## Begin Source material

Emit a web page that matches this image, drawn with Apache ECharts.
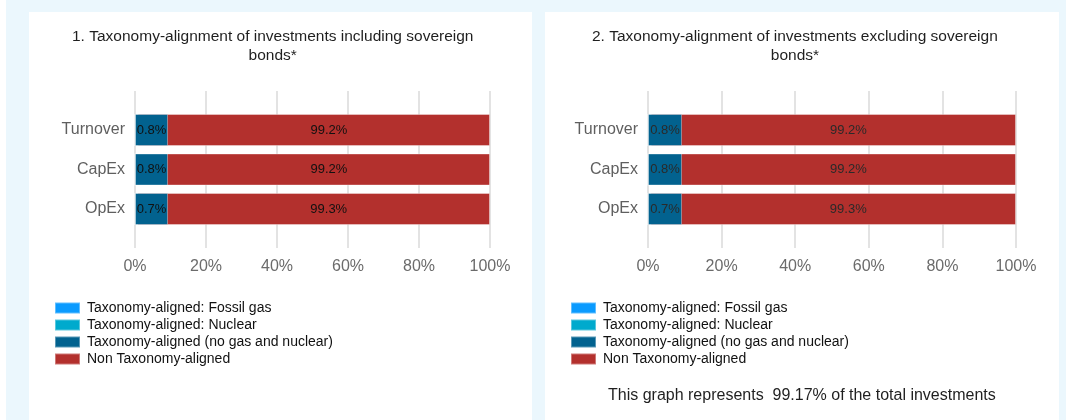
<!DOCTYPE html>
<html>
<head>
<meta charset="utf-8">
<script src="https://cdn.jsdelivr.net/npm/echarts@6/dist/echarts.min.js"></script>
<style>
    body { margin: 0; width: 1066px; height: 420px; background: #ebf7fd; position: relative; overflow: hidden; }
    .strip { position: absolute; left: 0; top: 0; width: 6px; height: 420px; background: #fff; }
    .panel { position: absolute; top: 12px; height: 408px; background: #fff; }
    #chart1 { left: 29px; width: 503px; }
    #chart2 { left: 545px; width: 514px; }
</style>
</head>
<body>
<div class="strip"></div>
<div class="panel" id="chart1"></div>
<div class="panel" id="chart2"></div>
<script>
// categories, top to bottom
const categories = ['Turnover', 'CapEx', 'OpEx'];
const xTicks = [0, 20, 40, 60, 80, 100];
const legendNames = [
    'Taxonomy-aligned: Fossil gas',
    'Taxonomy-aligned: Nuclear',
    'Taxonomy-aligned (no gas and nuclear)',
    'Non Taxonomy-aligned'
];

// chart 1: including sovereign bonds
const fossilGas1 = [0, 0, 0];
const nuclear1 = [0, 0, 0];
const aligned1 = [0.8, 0.8, 0.7];
const nonAligned1 = [99.2, 99.2, 99.3];

// chart 2: excluding sovereign bonds
const fossilGas2 = [0, 0, 0];
const nuclear2 = [0, 0, 0];
const aligned2 = [0.8, 0.8, 0.7];
const nonAligned2 = [99.2, 99.2, 99.3];

const shareOfTotal = '99.17%';

const colors = ['#0a9bff', '#00aacd', '#02628f', '#b3302d'];
const font = '"Liberation Sans", Arial, sans-serif';

function build(o) {
    const seriesData = [o.fossil, o.nuclear, o.aligned, o.nonAligned];
    const series = seriesData.map((d, i) => ({
        name: legendNames[i],
        type: 'bar',
        stack: 'total',
        xAxisIndex: 1,
        yAxisIndex: 1,
        barWidth: 32,
        data: d,
        z: i === 2 ? 4 : 2,
        // the small aligned share is drawn with a minimum length, like the original
        barMinHeight: i === 2 ? o.minLen : 0,
        itemStyle: { color: colors[i], borderColor: 'rgba(255,255,255,0.35)', borderWidth: 1 },
        label: {
            show: i >= 2,
            position: 'inside',
            offset: i === 3 ? [15, 0] : [0, 0],
            formatter: p => p.value + '%',
            fontFamily: font,
            fontSize: 13,
            color: o.labelColor
        }
    }));
    return {
        animation: false,
        textStyle: { fontFamily: font },
        graphic: [
            {
                type: 'text', left: o.titleX, top: 15,
                style: {
                    text: o.title, font: '15.5px ' + font, fill: '#1f1f1f',
                    textAlign: 'center', lineHeight: 19
                }
            }
        ].concat(o.extra || []),
        legend: {
            orient: 'vertical',
            left: 20, top: 284,
            icon: 'rect',
            itemWidth: 25, itemHeight: 11, itemGap: 3,
            data: legendNames,
            selectedMode: false,
            textStyle: { fontSize: 14, lineHeight: 12, color: '#111', fontFamily: font, padding: [0, 0, 0, 2] }
        },
        grid: [
            { left: o.left, right: o.right, top: 79, height: 157 },
            { left: o.left, right: o.right, top: 98.25, height: 118.5 }
        ],
        xAxis: [
            {
                gridIndex: 0, type: 'value', min: 0, max: 100, interval: 20,
                axisLine: { show: false }, axisTick: { show: false },
                splitLine: { lineStyle: { color: '#e3e3e3', width: 2 } },
                axisLabel: { formatter: '{value}%', fontSize: 16, color: '#6b6b6b', margin: 11, fontFamily: font }
            },
            { gridIndex: 1, type: 'value', min: 0, max: 100, show: false }
        ],
        yAxis: [
            { gridIndex: 0, type: 'value', show: false },
            {
                gridIndex: 1, type: 'category', data: categories, inverse: true,
                axisLine: { show: false }, axisTick: { show: false },
                axisLabel: { fontSize: 16, color: '#5f5f5f', margin: 10, fontFamily: font }
            }
        ],
        series: series
    };
}

const c1 = echarts.init(document.getElementById('chart1'));
c1.setOption(build({
    title: '1. Taxonomy-alignment of investments including sovereign\nbonds*',
    titleX: 43, left: 106, right: 42, minLen: 33, labelColor: '#111',
    fossil: fossilGas1, nuclear: nuclear1, aligned: aligned1, nonAligned: nonAligned1
}));

const c2 = echarts.init(document.getElementById('chart2'));
c2.setOption(build({
    title: '2. Taxonomy-alignment of investments excluding sovereign\nbonds*',
    titleX: 47, left: 103, right: 43, minLen: 34, labelColor: '#2a2a2a',
    fossil: fossilGas2, nuclear: nuclear2, aligned: aligned2, nonAligned: nonAligned2,
    extra: [{
        type: 'text', left: 63, top: 376,
        style: { text: 'This graph represents  ' + shareOfTotal + ' of the total investments', font: '16px ' + font, fill: '#1f1f1f' }
    }]
}));
</script>
</body>
</html>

## End Source material

Restate the full listing verbatim and drop every picture.

Emit a web page that matches this image, drawn with Apache ECharts.
<!DOCTYPE html>
<html>
<head>
<meta charset="utf-8">
<script src="https://cdn.jsdelivr.net/npm/echarts@6/dist/echarts.min.js"></script>
<style>
    body { margin: 0; width: 1066px; height: 420px; background: #ebf7fd; position: relative; overflow: hidden; }
    .strip { position: absolute; left: 0; top: 0; width: 6px; height: 420px; background: #fff; }
    .panel { position: absolute; top: 12px; height: 408px; background: #fff; }
    #chart1 { left: 29px; width: 503px; }
    #chart2 { left: 545px; width: 514px; }
</style>
</head>
<body>
<div class="strip"></div>
<div class="panel" id="chart1"></div>
<div class="panel" id="chart2"></div>
<script>
// categories, top to bottom
const categories = ['Turnover', 'CapEx', 'OpEx'];
const xTicks = [0, 20, 40, 60, 80, 100];
const legendNames = [
    'Taxonomy-aligned: Fossil gas',
    'Taxonomy-aligned: Nuclear',
    'Taxonomy-aligned (no gas and nuclear)',
    'Non Taxonomy-aligned'
];

// chart 1: including sovereign bonds
const fossilGas1 = [0, 0, 0];
const nuclear1 = [0, 0, 0];
const aligned1 = [0.8, 0.8, 0.7];
const nonAligned1 = [99.2, 99.2, 99.3];

// chart 2: excluding sovereign bonds
const fossilGas2 = [0, 0, 0];
const nuclear2 = [0, 0, 0];
const aligned2 = [0.8, 0.8, 0.7];
const nonAligned2 = [99.2, 99.2, 99.3];

const shareOfTotal = '99.17%';

const colors = ['#0a9bff', '#00aacd', '#02628f', '#b3302d'];
const font = '"Liberation Sans", Arial, sans-serif';

function build(o) {
    const seriesData = [o.fossil, o.nuclear, o.aligned, o.nonAligned];
    const series = seriesData.map((d, i) => ({
        name: legendNames[i],
        type: 'bar',
        stack: 'total',
        xAxisIndex: 1,
        yAxisIndex: 1,
        barWidth: 32,
        data: d,
        z: i === 2 ? 4 : 2,
        // the small aligned share is drawn with a minimum length, like the original
        barMinHeight: i === 2 ? o.minLen : 0,
        itemStyle: { color: colors[i], borderColor: 'rgba(255,255,255,0.35)', borderWidth: 1 },
        label: {
            show: i >= 2,
            position: 'inside',
            offset: i === 3 ? [15, 0] : [0, 0],
            formatter: p => p.value + '%',
            fontFamily: font,
            fontSize: 13,
            color: o.labelColor
        }
    }));
    return {
        animation: false,
        textStyle: { fontFamily: font },
        graphic: [
            {
                type: 'text', left: o.titleX, top: 15,
                style: {
                    text: o.title, font: '15.5px ' + font, fill: '#1f1f1f',
                    textAlign: 'center', lineHeight: 19
                }
            }
        ].concat(o.extra || []),
        legend: {
            orient: 'vertical',
            left: 20, top: 284,
            icon: 'rect',
            itemWidth: 25, itemHeight: 11, itemGap: 3,
            data: legendNames,
            selectedMode: false,
            textStyle: { fontSize: 14, lineHeight: 12, color: '#111', fontFamily: font, padding: [0, 0, 0, 2] }
        },
        grid: [
            { left: o.left, right: o.right, top: 79, height: 157 },
            { left: o.left, right: o.right, top: 98.25, height: 118.5 }
        ],
        xAxis: [
            {
                gridIndex: 0, type: 'value', min: 0, max: 100, interval: 20,
                axisLine: { show: false }, axisTick: { show: false },
                splitLine: { lineStyle: { color: '#e3e3e3', width: 2 } },
                axisLabel: { formatter: '{value}%', fontSize: 16, color: '#6b6b6b', margin: 11, fontFamily: font }
            },
            { gridIndex: 1, type: 'value', min: 0, max: 100, show: false }
        ],
        yAxis: [
            { gridIndex: 0, type: 'value', show: false },
            {
                gridIndex: 1, type: 'category', data: categories, inverse: true,
                axisLine: { show: false }, axisTick: { show: false },
                axisLabel: { fontSize: 16, color: '#5f5f5f', margin: 10, fontFamily: font }
            }
        ],
        series: series
    };
}

const c1 = echarts.init(document.getElementById('chart1'));
c1.setOption(build({
    title: '1. Taxonomy-alignment of investments including sovereign\nbonds*',
    titleX: 43, left: 106, right: 42, minLen: 33, labelColor: '#111',
    fossil: fossilGas1, nuclear: nuclear1, aligned: aligned1, nonAligned: nonAligned1
}));

const c2 = echarts.init(document.getElementById('chart2'));
c2.setOption(build({
    title: '2. Taxonomy-alignment of investments excluding sovereign\nbonds*',
    titleX: 47, left: 103, right: 43, minLen: 34, labelColor: '#2a2a2a',
    fossil: fossilGas2, nuclear: nuclear2, aligned: aligned2, nonAligned: nonAligned2,
    extra: [{
        type: 'text', left: 63, top: 376,
        style: { text: 'This graph represents  ' + shareOfTotal + ' of the total investments', font: '16px ' + font, fill: '#1f1f1f' }
    }]
}));
</script>
</body>
</html>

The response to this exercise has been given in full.